Where does that leave us now? Can we use the lessons from these three IEG evaluations to plot a path to a more resilient foundation for responsible and productive use of credit? The answer is an unequivocal “yes”.
The recent Development Committee communique shines a light directly on the importance of debt transparency and debt management capacity, calling for the World Bank Group and the International Monetary Fund “to continue coordinating efforts to strengthen debt transparency and debt management capacity, including a process to strengthen the quality and consistency of debt data and improve debt disclosure, while helping many LICs and Middle Income Countries achieve debt and fiscal sustainability“.
No one credibly disputes that greater transparency on the amounts, terms and conditions of sovereign borrowing is needed or that improvements in the ability of governments to manage their debt to minimize cost and risk is a sine qua non for responsible macroeconomic management. These are important initiatives that should continue.

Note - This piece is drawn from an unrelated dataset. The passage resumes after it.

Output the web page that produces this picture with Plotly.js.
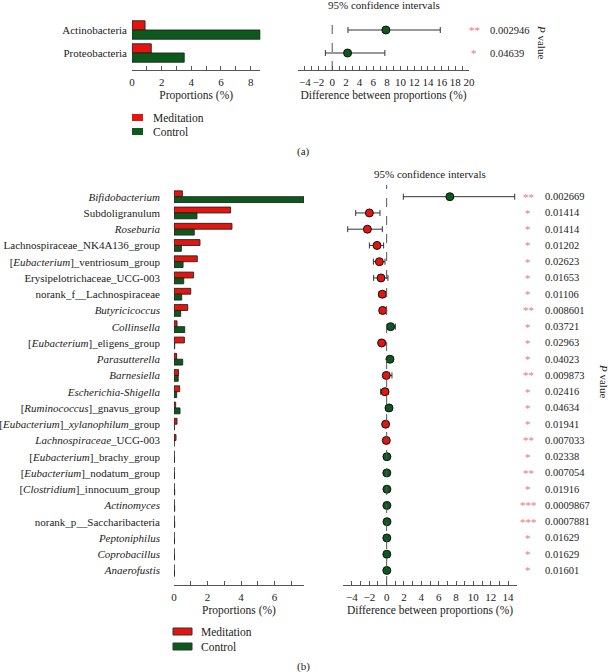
<!DOCTYPE html>
<html><head><meta charset="utf-8">
<script src="https://cdn.plot.ly/plotly-3.0.1.min.js"></script>
<style>html,body{margin:0;padding:0;background:#fff}#chart{width:610px;height:672px}</style>
</head><body><div id="chart"></div>
<script>
// ---------- Panel (a): phylum level ----------
const phylaLabels = ['Actinobacteria', 'Proteobacteria'];
const phylaMeditation = [0.88, 1.30];
const phylaControl = [8.65, 3.52];
const phylaDiff = [7.85, 2.25];
const phylaCILow = [2.3, -1.0];
const phylaCIHigh = [15.8, 7.7];
const phylaP = ['0.002946', '0.04639'];
const phylaStars = ['**', '*'];

// ---------- Panel (b): genus level ----------
const genusLabels = [
  '<i>Bifidobacterium</i>',
  'Subdoligranulum',
  '<i>Roseburia</i>',
  'Lachnospiraceae_NK4A136_group',
  '[<i>Eubacterium</i>]_ventriosum_group',
  'Erysipelotrichaceae_UCG-003',
  'norank_f__Lachnospiraceae',
  '<i>Butyricicoccus</i>',
  '<i>Collinsella</i>',
  '[<i>Eubacterium</i>]_eligens_group',
  '<i>Parasutterella</i>',
  '<i>Barnesiella</i>',
  '<i>Escherichia-Shigella</i>',
  '[<i>Ruminococcus</i>]_gnavus_group',
  '[<i>Eubacterium</i>]_<i>xylanophilum</i>_group',
  '<i>Lachnospiraceae</i>_UCG-003',
  '[<i>Eubacterium</i>]_brachy_group',
  '[<i>Eubacterium</i>]_nodatum_group',
  '[<i>Clostridium</i>]_innocuum_group',
  '<i>Actinomyces</i>',
  'norank_p__Saccharibacteria',
  '<i>Peptoniphilus</i>',
  '<i>Coprobacillus</i>',
  '<i>Anaerofustis</i>'
];
const genusMeditation = [0.50, 3.38, 3.46, 1.55, 1.39, 1.17, 1.00, 0.82, 0.18, 0.62, 0.16, 0.27, 0.34, 0.10, 0.18, 0.12, 0.01, 0.005, 0.01, 0.01, 0.01, 0.005, 0.005, 0.005];
const genusControl = [7.76, 1.37, 1.21, 0.44, 0.54, 0.58, 0.46, 0.40, 0.64, 0.04, 0.52, 0.25, 0.16, 0.36, 0.02, 0.01, 0.03, 0.03, 0.04, 0.04, 0.04, 0.03, 0.03, 0.03];
const genusDiff = [7.29, -1.99, -2.22, -1.11, -0.84, -0.65, -0.50, -0.46, 0.46, -0.58, 0.38, -0.04, -0.19, 0.27, -0.12, -0.04, 0.03, 0.02, 0.03, 0.03, 0.04, 0.02, 0.02, 0.02];
const genusCILow = [1.92, -3.57, -4.49, -1.99, -1.53, -1.50, -0.88, -0.77, 0.08, -0.92, 0.15, -0.38, -0.69, -0.08, -0.38, -0.30, 0.00, 0.00, 0.00, 0.00, 0.01, 0.00, 0.00, 0.00];
const genusCIHigh = [14.77, -0.77, -0.50, -0.35, -0.19, 0.15, -0.15, -0.19, 1.00, -0.19, 0.73, 0.61, 0.19, 0.61, 0.15, 0.20, 0.06, 0.05, 0.06, 0.06, 0.07, 0.05, 0.05, 0.05];
const genusP = ['0.002669','0.01414','0.01414','0.01202','0.02623','0.01653','0.01106','0.008601','0.03721','0.02963','0.04023','0.009873','0.02416','0.04634','0.01941','0.007033','0.02338','0.007054','0.01916','0.0009867','0.0007881','0.01629','0.01629','0.01601'];
const genusStars = ['**','*','*','*','*','*','*','**','*','*','*','**','*','*','*','**','*','**','*','***','***','*','*','*'];

const groupNames = ['Meditation', 'Control'];

// ---------- styling ----------
const W = 610, H = 672;
const px = x => x / W;
const py = y => 1 - y / H;
const RED = '#e5140f', GREEN = '#0b5a1c', STAR = '#f07272', AX = '#555';
const FONT = 'Liberation Serif, Times New Roman, serif';

const idx = arr => arr.map((_, i) => i);

function barTraces(vals1, vals2, xa, ya, w) {
  return [
    {type: 'bar', orientation: 'h', name: groupNames[0], y: idx(vals1), x: vals1, xaxis: xa, yaxis: ya,
     offset: -w, width: w, marker: {color: RED, line: {color: '#222', width: 0.9}}, showlegend: false, hoverinfo: 'x'},
    {type: 'bar', orientation: 'h', name: groupNames[1], y: idx(vals2), x: vals2, xaxis: xa, yaxis: ya,
     offset: 0, width: w, marker: {color: GREEN, line: {color: '#222', width: 0.9}}, showlegend: false, hoverinfo: 'x'}
  ];
}
function ciTrace(diff, lo, hi, xa, ya, size) {
  return {type: 'scatter', mode: 'markers', x: diff, y: idx(diff), xaxis: xa, yaxis: ya, showlegend: false,
    marker: {size: size, color: diff.map(d => d > 0 ? GREEN : RED), line: {color: '#111', width: 1}},
    error_x: {type: 'data', symmetric: false, array: hi.map((h, i) => h - diff[i]), arrayminus: diff.map((d, i) => d - lo[i]),
      color: '#333', thickness: 1, width: 3}};
}

const data = [
  ...barTraces(phylaMeditation, phylaControl, 'x', 'y', 0.4),
  ciTrace(phylaDiff, phylaCILow, phylaCIHigh, 'x2', 'y2', 8),
  ...barTraces(genusMeditation, genusControl, 'x3', 'y3', 0.36),
  ciTrace(genusDiff, genusCILow, genusCIHigh, 'x4', 'y4', 8)
];

function xAxis(d0, d1, range, anchor, title) {
  return {domain: [px(d0), px(d1)], range: range, anchor: anchor, showline: true, linecolor: AX, linewidth: 1,
    ticks: 'inside', ticklen: 4, tickcolor: AX, tickwidth: 1, dtick: 2, tick0: 0, tickangle: 0,
    minor: {dtick: 1, ticks: 'inside', ticklen: 4, tickcolor: AX, tickwidth: 1, showgrid: false},
    showgrid: false, zeroline: false, tickfont: {family: FONT, size: 11, color: '#222'}, ticklabelstandoff: 2,
    title: {text: title, font: {family: FONT, size: 11.5, color: '#222'}, standoff: 3}, fixedrange: true};
}
function yAxis(t0, t1, range, anchor, labels, standoff, fs) {
  return {domain: [py(t1), py(t0)], range: range, anchor: anchor, showline: false, ticks: '',
    tickvals: labels ? idx(labels) : [], ticktext: labels || [], showticklabels: !!labels,
    showgrid: false, zeroline: false, tickfont: {family: FONT, size: fs, color: '#222'}, ticklabelstandoff: standoff, fixedrange: true};
}

// row geometry
const aTop = 15, aBot = 70, aRow0 = 30, aStep = 23;
const bTop = 185, bBot = 585, bRow0 = 196.7, bStep = 16.25;
const aRange = [(aBot - aRow0) / aStep, (aTop - aRow0) / aStep];
const bRange = [(bBot - bRow0) / bStep, (bTop - bRow0) / bStep];

const annotations = [];
const txt = (text, x, y, opts) => annotations.push(Object.assign({text: text, x: x, y: y, xref: 'paper', yref: 'paper',
  showarrow: false, font: {family: FONT, size: 11, color: '#222'}, xanchor: 'center', yanchor: 'middle'}, opts || {}));

txt('95% confidence intervals', px(384), py(5));
txt('95% confidence intervals', px(430), py(174));
txt('<i>P</i> value', px(542), py(42), {textangle: 90});
txt('<i>P</i> value', px(604), py(381), {textangle: 90});
phylaP.forEach((p, i) => {
  txt(phylaStars[i], px(474), i, {yref: 'y2', font: {family: FONT, size: 11, color: STAR}});
  txt(p, px(488), i, {yref: 'y2', xanchor: 'left', font: {family: FONT, size: 10.5, color: '#222'}});
});
genusP.forEach((p, i) => {
  txt(genusStars[i], px(528), i, {yref: 'y4', font: {family: FONT, size: 11, color: STAR}});
  txt(p, px(543), i, {yref: 'y4', xanchor: 'left', font: {family: FONT, size: 10.5, color: '#222'}});
});
// legends
const legFont = {family: FONT, size: 11.5, color: '#222'};
txt(groupNames[0], px(151), py(117.5), {xanchor: 'left', font: legFont});
txt(groupNames[1], px(151), py(131.5), {xanchor: 'left', font: legFont});
txt(groupNames[0], px(199), py(631.5), {xanchor: 'left', font: legFont});
txt(groupNames[1], px(199), py(646.5), {xanchor: 'left', font: legFont});
txt('(a)', px(303), py(152));
txt('(b)', px(303), py(666));

const rect = (x0, y0, x1, y1, c, border) => ({type: 'rect', xref: 'paper', yref: 'paper', x0: px(x0), x1: px(x1), y0: py(y0), y1: py(y1),
  fillcolor: c, line: {color: border ? '#333' : c, width: border ? 1 : 0}});
const shapes = [
  rect(132, 114, 143, 121, RED, false),
  rect(132, 128, 143, 135, GREEN, false),
  rect(173, 628, 192, 635, RED, true),
  rect(173, 643, 192, 650, GREEN, true),
  {type: 'line', xref: 'x2', yref: 'y2 domain', x0: 0, x1: 0, y0: 0, y1: 0.95, line: {color: AX, width: 1, dash: 'dash'}},
  {type: 'line', xref: 'x4', yref: 'y4 domain', x0: 0, x1: 0, y0: 0, y1: 1, line: {color: AX, width: 1, dash: 'dash'}}
];

const layout = {
  width: W, height: H, autosize: false, margin: {l: 0, r: 0, t: 0, b: 0},
  paper_bgcolor: '#fff', plot_bgcolor: 'rgba(0,0,0,0)', barmode: 'overlay', showlegend: false,
  font: {family: FONT, color: '#222'},
  xaxis: xAxis(132, 260.3, [0, 8.65], 'y', 'Proportions (%)'),
  yaxis: yAxis(aTop, aBot, aRange, 'x', phylaLabels, 4, 11),
  xaxis2: xAxis(298, 469, [-5, 20], 'y2', 'Difference between proportions (%)'),
  yaxis2: yAxis(aTop, aBot, aRange, 'x2', null, 0, 11),
  xaxis3: xAxis(174, 304, [0, 7.76], 'y3', 'Proportions (%)'),
  yaxis3: yAxis(bTop, bBot, bRange, 'x3', genusLabels, 13, 11),
  xaxis4: xAxis(343.3, 516.7, [-5, 15], 'y4', 'Difference between proportions (%)'),
  yaxis4: yAxis(bTop, bBot, bRange, 'x4', null, 0, 11),
  annotations: annotations, shapes: shapes
};

Plotly.newPlot('chart', data, layout, {displayModeBar: false, staticPlot: true});
</script>
</body></html>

But with the costs of a potential debt sustainability crisis running well into the billions, they are not enough, and IEG’s three evaluations provide some guidance on what more might be considered. First, we need to pay greater attention to the quality of spending that is financed with official sector borrowing. Indeed, this was clearly recognized by IDA Deputies in the context of the 19th Replenishment of IDA in their statement that “the first challenge is to assist IDA countries to ensure that the benefits [of borrowed resources] exceed the costs of servicing their debt. IDA and other partners can help by supporting initiatives that enhance capacity in areas such as public finance management, public investment management… and debt management”.

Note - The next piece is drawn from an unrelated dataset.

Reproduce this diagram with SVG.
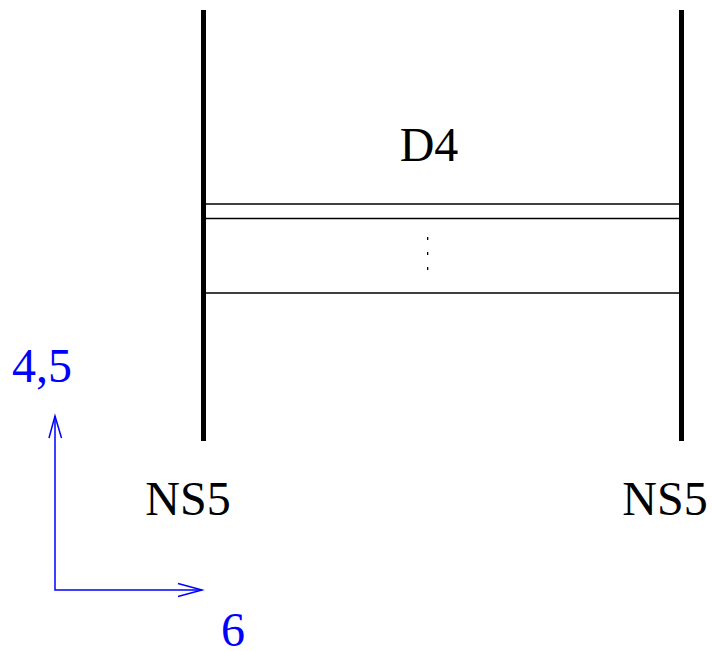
<svg xmlns="http://www.w3.org/2000/svg" width="712" height="651" viewBox="0 0 712 651">
<style>
.t{font-family:"Liberation Serif","Times New Roman",serif;font-size:48px}
.blk{fill:#000}
.blu{fill:#0000ff}
.thick{stroke:#000;stroke-width:5;fill:none}
.thin{stroke:#000;stroke-width:1.5;fill:none}
.ax{stroke:#0000ff;stroke-width:1.5;fill:none}
</style>
<rect width="712" height="651" fill="#fff"/>
<g id="ns5-left">
<line class="thick" x1="203.5" y1="10" x2="203.5" y2="441"/>
<text class="t blk" x="188" y="515" text-anchor="middle">NS5</text>
</g>
<g id="ns5-right">
<line class="thick" x1="681.5" y1="10" x2="681.5" y2="441"/>
<text class="t blk" x="665" y="515" text-anchor="middle">NS5</text>
</g>
<g id="d4">
<text class="t blk" x="429" y="161" text-anchor="middle">D4</text>
</g>
<g id="connectors">
<line class="thin" x1="203" y1="204" x2="681" y2="204"/>
<line class="thin" x1="203" y1="218.5" x2="681" y2="218.5"/>
<line class="thin" x1="203" y1="293" x2="681" y2="293"/>
<rect x="427" y="237" width="1.3" height="3" fill="#000"/>
<rect x="427" y="252" width="1.3" height="3" fill="#000"/>
<rect x="427" y="267" width="1.3" height="3" fill="#000"/>
</g>
<g id="axes">
<polyline class="ax" points="55,416 55,590 202,590"/>
<polyline class="ax" points="49,438 55,416 61.5,438"/>
<polyline class="ax" points="178,583.5 202,590 178,596.5"/>
<text class="t blu" x="42" y="382" text-anchor="middle">4,5</text>
<text class="t blu" x="233" y="646" text-anchor="middle">6</text>
</g>
</svg>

As a start, Multilateral Development Banks, including the World Bank, should routinely include in the set of core economic and fiscal diagnostics used to inform country strategies and set priorities, an assessment of the quality of public investment management, such as the IMF’s Public Investment Management Assessment (PIMA). Countries receiving concessional support from the World Bank and seeking to be exempt from PPA implementation might also be required to regularly conduct (e.g., every five years) a Debt Management Performance Assessment (DeMPA) to provide clarity on where greater attention is needed on debt transparency and management, with a presumption of DeMPA publication. There are other data transparency standards that could usefully be strengthened, including the World Bank’s Debt Reporting System (DRS), whose coverage could be expanded (to include borrowing by State Owned Enterprises) and incentives for compliance could be strengthened.

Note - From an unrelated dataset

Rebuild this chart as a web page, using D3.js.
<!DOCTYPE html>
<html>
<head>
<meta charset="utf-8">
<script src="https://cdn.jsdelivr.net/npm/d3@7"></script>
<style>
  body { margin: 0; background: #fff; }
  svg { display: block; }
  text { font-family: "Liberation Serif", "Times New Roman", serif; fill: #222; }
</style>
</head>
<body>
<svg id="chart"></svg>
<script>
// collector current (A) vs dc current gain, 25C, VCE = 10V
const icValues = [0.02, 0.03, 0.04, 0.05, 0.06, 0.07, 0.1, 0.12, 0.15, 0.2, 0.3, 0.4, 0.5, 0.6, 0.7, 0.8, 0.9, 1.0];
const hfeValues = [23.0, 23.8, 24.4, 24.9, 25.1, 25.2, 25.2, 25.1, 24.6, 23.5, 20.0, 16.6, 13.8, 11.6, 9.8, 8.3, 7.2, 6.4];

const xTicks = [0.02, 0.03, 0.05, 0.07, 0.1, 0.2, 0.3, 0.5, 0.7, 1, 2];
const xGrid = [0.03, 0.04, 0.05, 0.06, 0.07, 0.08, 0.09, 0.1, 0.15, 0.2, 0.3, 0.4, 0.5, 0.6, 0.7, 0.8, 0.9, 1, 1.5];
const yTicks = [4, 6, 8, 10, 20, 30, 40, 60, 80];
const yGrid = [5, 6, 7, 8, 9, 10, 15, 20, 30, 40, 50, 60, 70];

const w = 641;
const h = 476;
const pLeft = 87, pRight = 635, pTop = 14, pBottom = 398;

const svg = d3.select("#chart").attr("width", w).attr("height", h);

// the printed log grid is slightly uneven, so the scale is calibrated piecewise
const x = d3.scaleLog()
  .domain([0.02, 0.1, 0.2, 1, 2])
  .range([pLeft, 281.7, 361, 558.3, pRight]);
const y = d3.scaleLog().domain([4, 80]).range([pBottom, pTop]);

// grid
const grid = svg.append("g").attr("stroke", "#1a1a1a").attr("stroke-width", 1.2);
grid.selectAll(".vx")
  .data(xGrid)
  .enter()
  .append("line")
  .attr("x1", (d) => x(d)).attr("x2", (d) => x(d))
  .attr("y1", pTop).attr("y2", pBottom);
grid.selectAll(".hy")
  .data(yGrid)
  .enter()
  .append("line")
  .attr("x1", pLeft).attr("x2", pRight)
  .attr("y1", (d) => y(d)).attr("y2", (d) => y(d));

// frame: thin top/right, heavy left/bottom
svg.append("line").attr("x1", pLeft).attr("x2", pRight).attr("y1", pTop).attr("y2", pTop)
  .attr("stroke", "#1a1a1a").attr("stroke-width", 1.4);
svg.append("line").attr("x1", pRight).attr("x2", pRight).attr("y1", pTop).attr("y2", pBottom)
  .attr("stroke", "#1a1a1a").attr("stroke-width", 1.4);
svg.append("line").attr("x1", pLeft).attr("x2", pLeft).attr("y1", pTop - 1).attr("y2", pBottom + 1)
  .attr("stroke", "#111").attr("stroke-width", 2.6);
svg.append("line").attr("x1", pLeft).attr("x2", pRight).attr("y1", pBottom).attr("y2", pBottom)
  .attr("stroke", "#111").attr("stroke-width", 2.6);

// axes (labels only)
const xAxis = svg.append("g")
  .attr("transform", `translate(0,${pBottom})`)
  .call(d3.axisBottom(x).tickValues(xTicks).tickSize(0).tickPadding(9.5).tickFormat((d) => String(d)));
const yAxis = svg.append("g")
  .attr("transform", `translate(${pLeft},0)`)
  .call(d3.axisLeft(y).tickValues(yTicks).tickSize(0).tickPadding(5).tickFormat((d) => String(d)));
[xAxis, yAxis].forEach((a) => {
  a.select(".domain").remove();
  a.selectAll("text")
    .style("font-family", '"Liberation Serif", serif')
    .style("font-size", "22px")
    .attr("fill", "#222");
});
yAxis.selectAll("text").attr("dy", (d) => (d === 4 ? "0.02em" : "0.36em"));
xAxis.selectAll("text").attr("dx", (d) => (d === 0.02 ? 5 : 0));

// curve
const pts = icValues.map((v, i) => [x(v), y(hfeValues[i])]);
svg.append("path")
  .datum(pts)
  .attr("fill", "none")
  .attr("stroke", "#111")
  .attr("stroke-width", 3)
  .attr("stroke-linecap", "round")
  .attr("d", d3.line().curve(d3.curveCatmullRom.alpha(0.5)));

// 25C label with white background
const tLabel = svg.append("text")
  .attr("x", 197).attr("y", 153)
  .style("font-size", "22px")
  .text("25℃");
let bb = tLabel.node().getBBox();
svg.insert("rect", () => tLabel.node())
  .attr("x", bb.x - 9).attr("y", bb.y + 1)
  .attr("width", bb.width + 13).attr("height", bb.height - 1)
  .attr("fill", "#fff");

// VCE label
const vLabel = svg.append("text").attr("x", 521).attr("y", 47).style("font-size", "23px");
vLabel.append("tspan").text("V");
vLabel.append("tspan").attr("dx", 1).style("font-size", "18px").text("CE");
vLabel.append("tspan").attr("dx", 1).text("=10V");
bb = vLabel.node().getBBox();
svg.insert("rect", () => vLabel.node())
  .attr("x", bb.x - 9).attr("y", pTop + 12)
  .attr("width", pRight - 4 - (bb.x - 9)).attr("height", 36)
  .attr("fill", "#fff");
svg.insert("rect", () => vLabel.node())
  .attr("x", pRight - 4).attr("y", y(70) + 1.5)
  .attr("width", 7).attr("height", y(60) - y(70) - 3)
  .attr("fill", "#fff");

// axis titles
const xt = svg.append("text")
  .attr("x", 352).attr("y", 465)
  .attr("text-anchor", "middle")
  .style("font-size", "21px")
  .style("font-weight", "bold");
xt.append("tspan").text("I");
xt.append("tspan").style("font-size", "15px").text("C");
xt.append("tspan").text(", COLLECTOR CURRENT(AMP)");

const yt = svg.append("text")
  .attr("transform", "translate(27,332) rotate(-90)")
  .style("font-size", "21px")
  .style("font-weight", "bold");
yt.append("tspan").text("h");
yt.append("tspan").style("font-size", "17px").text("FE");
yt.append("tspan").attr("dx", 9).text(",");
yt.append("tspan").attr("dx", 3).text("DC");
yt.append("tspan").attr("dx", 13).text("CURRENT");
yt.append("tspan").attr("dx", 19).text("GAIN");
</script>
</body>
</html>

No one can say that the above actions would have prevented the pre-COVID resurgence of debt stress in IDA-eligible countries. But the intuitive appeal of proactive measures that promote higher quality public investment and better and more complete data about the borrowing behavior of governments, including state guarantees and state-owned enterprise debt, should not be controversial. And none of these actions are pro-cyclical, which means they can be implemented even in the midst of the COVID crisis (with donor support where capacity building is necessary). They might even enhance the resilience necessary to help avert the next hidden debt crisis or resurgence of debt stress.